By Richard Vedder
Charles Koch is a shrewd businessman, and he and his brother David are both listed amongst the 10 richest Americans by Forbes magazine. Charles has been particularly generous in funding a "market based management" approach to non-profit organizations, including universities. CCAP has benefited from his generosity.
I was reminded of this today when I saw three bits of news that imply the entrepreneurial spirit is growing in higher education, some good news to offset the bad news of continuing rising tuition fees.
First, the Carlyle Group, a major private equity player, is teaming up with Apollo Corporation (the University of Phoenix), in a $1 billion joint venture overseas. As the American for profit market becomes more crowded and enrollment growth slows, the for profits will either have to invade the mainline four year undergraduate market or seak opportunities elsewhere. This is the latest and biggest foray into international education by the American based for profit firms.

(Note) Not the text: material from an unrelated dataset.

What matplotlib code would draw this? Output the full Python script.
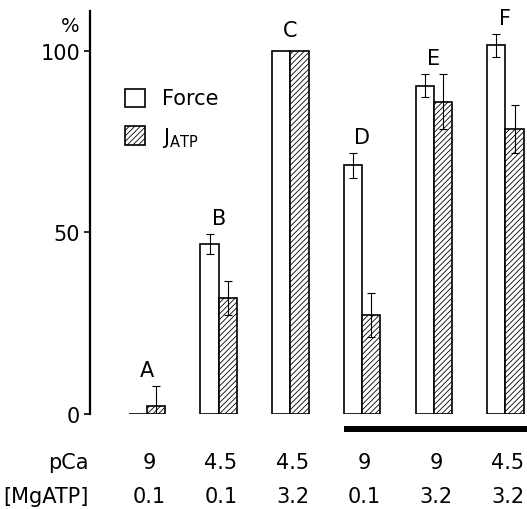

Second, 10 schools announced that they are pledging to work to develop measures of learning effectiveness -- of "value added" during the college years. The schools include some medium-sized non-prestigious not-for-profit institutions (e.g., Franklin University and the innovative Western Governors University), as well as major for profit participants (e.g., Kaplan). This is good news, and these schools are precisely the ones who will gain -- by demonstrating to the world "our students are learning something” --can they say that at Harvard, or Slippery Rock (a smaller state university in Pennsylvania)? I worked with the heads of two of the schools on the Spellings Commission, Bob Mendenhall and Jonathan Grayer, and I am delighted to see them participate in this positive effort.
Third, new statistics show that online enrollments now exceed 3 million. While many are taking on line courses as part of their conventional learning experience, it does show that colleges are well aware of the potential of this new technology. Questions still arise --what is the quality of this form of instruction? What are the cost factors -- is it saving money? But at least there is a move away from teaching the way Socrates did 2,400 years ago, and that, on balance, is probably a good thing. On-line enrollment growth is starting to slow, which is to be expected, as the torrid growth rates observed earlier are not sustainable long term. What the optimal mix of conventional and on-line learning is, I don't know, but I like the fact that this non-conventional teaching method is getting increased use.